▸ Task goal: Give the number of lines that include the word "React", nothing more.

▸ Provided entries:

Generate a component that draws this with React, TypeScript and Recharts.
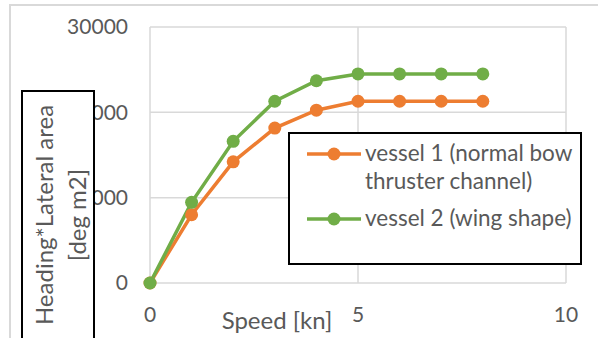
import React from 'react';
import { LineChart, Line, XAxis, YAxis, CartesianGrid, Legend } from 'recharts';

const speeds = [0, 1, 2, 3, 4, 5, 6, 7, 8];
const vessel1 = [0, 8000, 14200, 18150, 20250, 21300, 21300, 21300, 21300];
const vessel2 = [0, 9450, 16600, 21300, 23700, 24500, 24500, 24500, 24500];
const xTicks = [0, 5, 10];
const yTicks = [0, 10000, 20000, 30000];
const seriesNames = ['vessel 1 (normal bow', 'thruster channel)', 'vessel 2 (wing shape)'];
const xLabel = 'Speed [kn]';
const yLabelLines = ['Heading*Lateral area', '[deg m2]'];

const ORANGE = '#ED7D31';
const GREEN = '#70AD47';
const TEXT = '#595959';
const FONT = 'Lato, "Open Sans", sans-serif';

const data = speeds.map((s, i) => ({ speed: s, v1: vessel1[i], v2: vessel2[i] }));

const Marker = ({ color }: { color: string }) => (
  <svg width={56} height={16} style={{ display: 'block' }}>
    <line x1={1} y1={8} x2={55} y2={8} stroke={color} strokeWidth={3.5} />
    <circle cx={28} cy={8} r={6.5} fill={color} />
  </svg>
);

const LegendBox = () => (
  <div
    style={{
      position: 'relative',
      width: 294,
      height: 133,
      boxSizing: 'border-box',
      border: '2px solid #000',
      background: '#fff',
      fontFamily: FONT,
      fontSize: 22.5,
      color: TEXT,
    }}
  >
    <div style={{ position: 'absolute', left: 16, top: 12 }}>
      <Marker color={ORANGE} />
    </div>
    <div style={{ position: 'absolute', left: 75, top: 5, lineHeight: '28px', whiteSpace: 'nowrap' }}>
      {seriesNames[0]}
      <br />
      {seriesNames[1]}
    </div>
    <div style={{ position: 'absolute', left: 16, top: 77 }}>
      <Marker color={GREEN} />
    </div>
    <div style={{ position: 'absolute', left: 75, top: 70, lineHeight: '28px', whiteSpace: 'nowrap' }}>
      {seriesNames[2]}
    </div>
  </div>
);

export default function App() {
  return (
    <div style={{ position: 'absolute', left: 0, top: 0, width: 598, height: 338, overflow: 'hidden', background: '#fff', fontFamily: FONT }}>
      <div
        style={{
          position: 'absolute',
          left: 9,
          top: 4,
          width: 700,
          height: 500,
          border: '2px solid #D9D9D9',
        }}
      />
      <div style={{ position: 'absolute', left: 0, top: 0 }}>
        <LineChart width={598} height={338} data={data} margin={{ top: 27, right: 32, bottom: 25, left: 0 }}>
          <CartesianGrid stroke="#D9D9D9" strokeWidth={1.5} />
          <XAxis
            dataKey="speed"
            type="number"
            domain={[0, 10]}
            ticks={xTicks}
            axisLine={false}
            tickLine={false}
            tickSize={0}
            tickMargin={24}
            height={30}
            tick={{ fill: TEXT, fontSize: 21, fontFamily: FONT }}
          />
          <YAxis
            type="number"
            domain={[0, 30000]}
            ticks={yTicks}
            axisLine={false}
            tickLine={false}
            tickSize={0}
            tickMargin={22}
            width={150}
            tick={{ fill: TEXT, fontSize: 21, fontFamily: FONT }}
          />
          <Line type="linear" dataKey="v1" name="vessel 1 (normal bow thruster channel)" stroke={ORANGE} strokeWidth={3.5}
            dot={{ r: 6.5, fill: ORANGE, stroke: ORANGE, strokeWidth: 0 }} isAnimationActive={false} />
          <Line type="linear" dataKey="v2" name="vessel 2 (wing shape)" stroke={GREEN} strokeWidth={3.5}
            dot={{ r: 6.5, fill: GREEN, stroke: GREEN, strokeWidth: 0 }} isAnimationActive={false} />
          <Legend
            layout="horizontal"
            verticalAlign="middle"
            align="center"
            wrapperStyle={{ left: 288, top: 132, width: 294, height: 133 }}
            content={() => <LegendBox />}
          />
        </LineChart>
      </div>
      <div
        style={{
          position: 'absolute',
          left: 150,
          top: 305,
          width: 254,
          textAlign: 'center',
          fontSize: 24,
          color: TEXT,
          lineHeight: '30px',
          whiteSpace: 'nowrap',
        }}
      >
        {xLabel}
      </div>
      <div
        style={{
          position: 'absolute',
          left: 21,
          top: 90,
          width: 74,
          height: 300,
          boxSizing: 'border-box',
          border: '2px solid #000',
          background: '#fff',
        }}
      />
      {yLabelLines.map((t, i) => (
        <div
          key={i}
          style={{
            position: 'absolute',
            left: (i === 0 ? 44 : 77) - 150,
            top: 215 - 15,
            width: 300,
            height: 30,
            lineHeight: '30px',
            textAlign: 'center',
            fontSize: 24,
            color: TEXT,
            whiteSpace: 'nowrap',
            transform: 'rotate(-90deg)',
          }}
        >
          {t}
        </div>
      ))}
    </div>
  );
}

---

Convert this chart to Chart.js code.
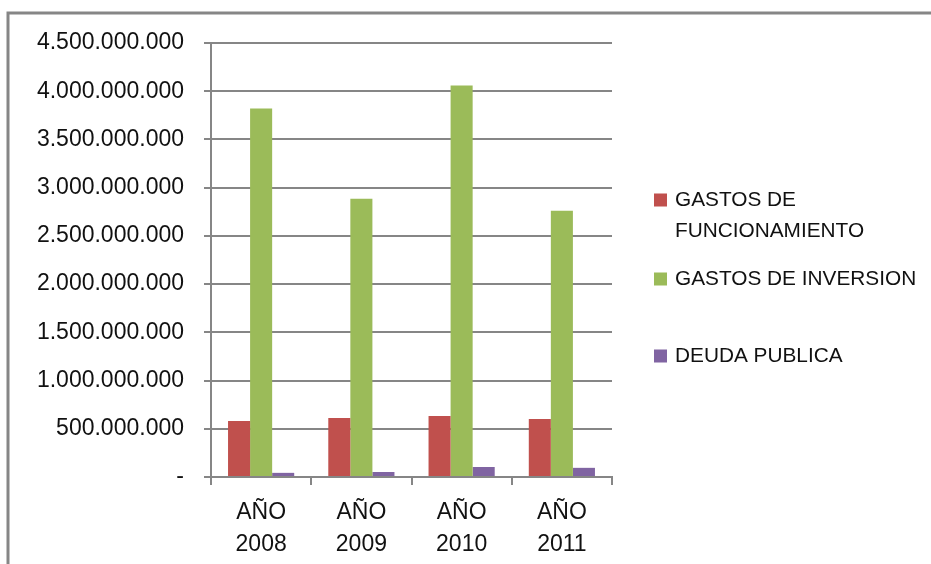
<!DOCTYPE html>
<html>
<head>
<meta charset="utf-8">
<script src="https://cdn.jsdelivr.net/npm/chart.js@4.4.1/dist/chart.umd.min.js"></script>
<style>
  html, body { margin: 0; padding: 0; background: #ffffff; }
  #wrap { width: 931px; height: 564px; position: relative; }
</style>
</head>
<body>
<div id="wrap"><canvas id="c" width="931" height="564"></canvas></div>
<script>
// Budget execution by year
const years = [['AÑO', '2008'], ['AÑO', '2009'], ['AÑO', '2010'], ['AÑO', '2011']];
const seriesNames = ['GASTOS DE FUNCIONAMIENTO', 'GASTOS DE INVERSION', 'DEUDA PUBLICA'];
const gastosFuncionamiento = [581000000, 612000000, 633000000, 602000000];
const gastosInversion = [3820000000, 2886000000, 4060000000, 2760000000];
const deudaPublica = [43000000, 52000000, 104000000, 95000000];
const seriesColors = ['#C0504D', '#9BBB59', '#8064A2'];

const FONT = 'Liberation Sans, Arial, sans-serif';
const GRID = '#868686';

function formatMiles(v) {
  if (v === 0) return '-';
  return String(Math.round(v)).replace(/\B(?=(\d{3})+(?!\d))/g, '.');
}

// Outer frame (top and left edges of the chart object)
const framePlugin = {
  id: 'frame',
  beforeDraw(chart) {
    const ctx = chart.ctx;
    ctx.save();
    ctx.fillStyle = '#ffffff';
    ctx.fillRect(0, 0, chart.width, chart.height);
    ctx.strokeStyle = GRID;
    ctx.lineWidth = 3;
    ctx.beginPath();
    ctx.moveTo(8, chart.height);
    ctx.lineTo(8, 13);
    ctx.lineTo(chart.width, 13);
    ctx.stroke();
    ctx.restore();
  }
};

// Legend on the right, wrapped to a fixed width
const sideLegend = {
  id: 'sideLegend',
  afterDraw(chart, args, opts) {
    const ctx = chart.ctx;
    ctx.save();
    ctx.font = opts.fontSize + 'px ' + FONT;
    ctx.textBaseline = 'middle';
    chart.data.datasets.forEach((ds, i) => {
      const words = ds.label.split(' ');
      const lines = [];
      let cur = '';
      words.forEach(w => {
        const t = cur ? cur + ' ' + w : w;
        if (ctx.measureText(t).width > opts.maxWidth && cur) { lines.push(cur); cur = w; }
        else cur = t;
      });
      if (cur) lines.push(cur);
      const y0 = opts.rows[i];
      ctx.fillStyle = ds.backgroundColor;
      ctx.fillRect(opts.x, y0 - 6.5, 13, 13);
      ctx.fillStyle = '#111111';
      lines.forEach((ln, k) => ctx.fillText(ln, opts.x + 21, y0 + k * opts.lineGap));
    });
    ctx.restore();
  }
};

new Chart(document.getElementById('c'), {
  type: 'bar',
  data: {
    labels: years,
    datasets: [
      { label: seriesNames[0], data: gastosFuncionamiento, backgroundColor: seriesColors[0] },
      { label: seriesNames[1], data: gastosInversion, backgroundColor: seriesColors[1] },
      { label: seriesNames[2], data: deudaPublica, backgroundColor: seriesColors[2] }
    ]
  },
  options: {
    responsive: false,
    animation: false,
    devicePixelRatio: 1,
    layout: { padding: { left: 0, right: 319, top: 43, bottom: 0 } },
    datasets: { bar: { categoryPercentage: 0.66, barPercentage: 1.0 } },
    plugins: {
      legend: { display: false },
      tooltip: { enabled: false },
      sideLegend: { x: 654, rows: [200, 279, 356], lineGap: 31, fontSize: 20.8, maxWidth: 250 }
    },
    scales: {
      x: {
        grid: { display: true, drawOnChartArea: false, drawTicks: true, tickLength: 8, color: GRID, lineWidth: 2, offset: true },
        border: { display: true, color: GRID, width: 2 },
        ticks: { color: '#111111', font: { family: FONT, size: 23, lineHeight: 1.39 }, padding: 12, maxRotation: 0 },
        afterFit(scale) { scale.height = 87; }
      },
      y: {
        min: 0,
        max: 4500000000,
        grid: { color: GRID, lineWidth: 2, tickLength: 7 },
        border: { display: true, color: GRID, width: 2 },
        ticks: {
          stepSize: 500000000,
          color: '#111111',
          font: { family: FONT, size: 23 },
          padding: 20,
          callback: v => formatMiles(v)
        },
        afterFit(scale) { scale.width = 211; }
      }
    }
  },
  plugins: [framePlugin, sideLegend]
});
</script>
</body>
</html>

▸ Final result: 2